> _Records_:
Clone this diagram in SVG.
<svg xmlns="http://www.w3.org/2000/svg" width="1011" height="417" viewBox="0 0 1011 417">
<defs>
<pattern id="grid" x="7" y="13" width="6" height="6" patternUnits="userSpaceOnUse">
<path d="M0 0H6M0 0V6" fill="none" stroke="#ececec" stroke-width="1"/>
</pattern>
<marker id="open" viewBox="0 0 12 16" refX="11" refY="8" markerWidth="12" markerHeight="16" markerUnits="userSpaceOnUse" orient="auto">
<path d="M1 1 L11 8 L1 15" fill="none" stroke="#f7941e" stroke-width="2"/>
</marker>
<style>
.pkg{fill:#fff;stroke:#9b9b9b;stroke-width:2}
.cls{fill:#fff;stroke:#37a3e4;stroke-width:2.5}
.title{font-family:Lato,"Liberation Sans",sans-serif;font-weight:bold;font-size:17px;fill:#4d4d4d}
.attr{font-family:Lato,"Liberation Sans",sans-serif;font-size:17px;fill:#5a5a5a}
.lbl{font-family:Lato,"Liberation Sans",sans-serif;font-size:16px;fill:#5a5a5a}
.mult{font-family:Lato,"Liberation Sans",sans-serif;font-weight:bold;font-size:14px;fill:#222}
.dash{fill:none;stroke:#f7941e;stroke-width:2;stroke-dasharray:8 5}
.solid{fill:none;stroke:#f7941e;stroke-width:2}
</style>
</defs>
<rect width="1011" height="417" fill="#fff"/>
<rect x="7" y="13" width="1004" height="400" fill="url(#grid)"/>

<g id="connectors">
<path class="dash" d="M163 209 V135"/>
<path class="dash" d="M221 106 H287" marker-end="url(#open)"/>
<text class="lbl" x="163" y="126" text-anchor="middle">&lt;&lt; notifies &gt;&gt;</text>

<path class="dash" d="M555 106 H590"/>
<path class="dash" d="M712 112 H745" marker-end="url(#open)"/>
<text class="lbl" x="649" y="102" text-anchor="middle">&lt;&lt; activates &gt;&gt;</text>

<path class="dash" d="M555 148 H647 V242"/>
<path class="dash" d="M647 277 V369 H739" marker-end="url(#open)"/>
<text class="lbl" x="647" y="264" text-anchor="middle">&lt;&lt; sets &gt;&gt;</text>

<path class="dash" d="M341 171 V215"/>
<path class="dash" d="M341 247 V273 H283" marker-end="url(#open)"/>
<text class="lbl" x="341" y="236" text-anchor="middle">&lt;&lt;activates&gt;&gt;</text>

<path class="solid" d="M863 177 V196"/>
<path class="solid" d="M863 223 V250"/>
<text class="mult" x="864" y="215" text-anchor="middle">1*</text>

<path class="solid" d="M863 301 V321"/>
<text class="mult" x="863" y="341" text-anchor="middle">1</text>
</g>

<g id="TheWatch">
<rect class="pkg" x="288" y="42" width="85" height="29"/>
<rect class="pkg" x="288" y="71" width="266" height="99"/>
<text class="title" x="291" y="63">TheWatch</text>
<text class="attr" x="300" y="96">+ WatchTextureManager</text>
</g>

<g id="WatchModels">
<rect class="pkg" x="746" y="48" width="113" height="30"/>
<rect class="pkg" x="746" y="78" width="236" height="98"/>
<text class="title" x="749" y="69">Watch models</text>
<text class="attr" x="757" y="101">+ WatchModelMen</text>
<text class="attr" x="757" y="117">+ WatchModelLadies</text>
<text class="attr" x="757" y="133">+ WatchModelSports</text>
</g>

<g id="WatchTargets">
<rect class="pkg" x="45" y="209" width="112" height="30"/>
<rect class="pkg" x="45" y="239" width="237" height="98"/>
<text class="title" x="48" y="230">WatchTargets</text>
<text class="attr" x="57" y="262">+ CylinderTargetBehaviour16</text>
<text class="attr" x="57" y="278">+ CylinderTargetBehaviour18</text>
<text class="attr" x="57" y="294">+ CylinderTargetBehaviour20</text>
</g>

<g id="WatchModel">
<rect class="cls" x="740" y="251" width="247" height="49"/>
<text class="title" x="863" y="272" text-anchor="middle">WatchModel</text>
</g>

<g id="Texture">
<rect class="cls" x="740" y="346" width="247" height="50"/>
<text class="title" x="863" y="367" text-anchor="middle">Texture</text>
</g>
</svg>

==

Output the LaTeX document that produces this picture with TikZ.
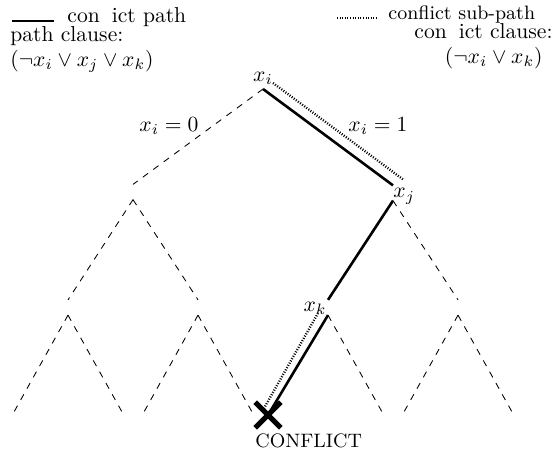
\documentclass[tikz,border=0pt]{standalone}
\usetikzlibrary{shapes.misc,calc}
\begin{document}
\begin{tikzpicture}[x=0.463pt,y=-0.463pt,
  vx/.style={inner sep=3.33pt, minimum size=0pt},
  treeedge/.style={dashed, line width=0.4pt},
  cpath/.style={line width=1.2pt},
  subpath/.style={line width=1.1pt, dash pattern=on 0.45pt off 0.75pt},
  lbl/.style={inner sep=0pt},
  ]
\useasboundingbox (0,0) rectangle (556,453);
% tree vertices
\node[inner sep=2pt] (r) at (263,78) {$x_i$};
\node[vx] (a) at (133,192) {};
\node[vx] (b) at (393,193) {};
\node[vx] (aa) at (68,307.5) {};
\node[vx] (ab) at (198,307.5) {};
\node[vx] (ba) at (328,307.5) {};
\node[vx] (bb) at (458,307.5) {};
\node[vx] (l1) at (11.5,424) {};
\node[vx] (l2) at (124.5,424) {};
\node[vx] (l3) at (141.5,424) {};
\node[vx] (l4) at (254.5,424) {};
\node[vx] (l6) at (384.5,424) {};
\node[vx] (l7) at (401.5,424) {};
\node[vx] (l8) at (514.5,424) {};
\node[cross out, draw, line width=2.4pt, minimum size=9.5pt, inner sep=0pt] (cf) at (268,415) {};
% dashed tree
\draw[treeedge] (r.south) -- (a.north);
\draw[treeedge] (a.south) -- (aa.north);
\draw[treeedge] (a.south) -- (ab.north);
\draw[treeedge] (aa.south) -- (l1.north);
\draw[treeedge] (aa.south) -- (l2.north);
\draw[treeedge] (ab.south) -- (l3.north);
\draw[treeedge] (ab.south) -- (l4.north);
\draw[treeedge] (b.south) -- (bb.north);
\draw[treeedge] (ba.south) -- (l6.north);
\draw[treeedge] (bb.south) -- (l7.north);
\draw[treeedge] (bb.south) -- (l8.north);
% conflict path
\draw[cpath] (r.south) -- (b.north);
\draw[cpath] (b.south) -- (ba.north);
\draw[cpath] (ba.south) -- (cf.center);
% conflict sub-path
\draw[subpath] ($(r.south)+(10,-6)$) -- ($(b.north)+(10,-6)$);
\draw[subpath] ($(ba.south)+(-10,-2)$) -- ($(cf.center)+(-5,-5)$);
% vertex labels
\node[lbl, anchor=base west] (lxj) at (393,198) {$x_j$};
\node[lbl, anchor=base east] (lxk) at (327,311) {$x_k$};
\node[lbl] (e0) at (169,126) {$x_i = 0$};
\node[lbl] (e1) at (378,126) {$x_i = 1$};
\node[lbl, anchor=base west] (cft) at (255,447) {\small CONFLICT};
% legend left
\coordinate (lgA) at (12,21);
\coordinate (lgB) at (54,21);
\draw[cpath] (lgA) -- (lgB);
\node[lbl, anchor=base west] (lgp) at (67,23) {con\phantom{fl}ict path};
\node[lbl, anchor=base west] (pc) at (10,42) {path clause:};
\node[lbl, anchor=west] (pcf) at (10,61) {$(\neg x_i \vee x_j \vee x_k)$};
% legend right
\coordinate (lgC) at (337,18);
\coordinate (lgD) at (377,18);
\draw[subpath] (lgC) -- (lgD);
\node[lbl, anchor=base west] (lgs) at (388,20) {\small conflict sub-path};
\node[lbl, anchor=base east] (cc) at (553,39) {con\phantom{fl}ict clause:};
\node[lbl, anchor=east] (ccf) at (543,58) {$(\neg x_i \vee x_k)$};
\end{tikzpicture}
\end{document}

> _Exercise objective_:
Pull every line containing "this" out of the data above.

> _The completed task_:
Clone this diagram in SVG.
Output the LaTeX document that produces this picture with TikZ.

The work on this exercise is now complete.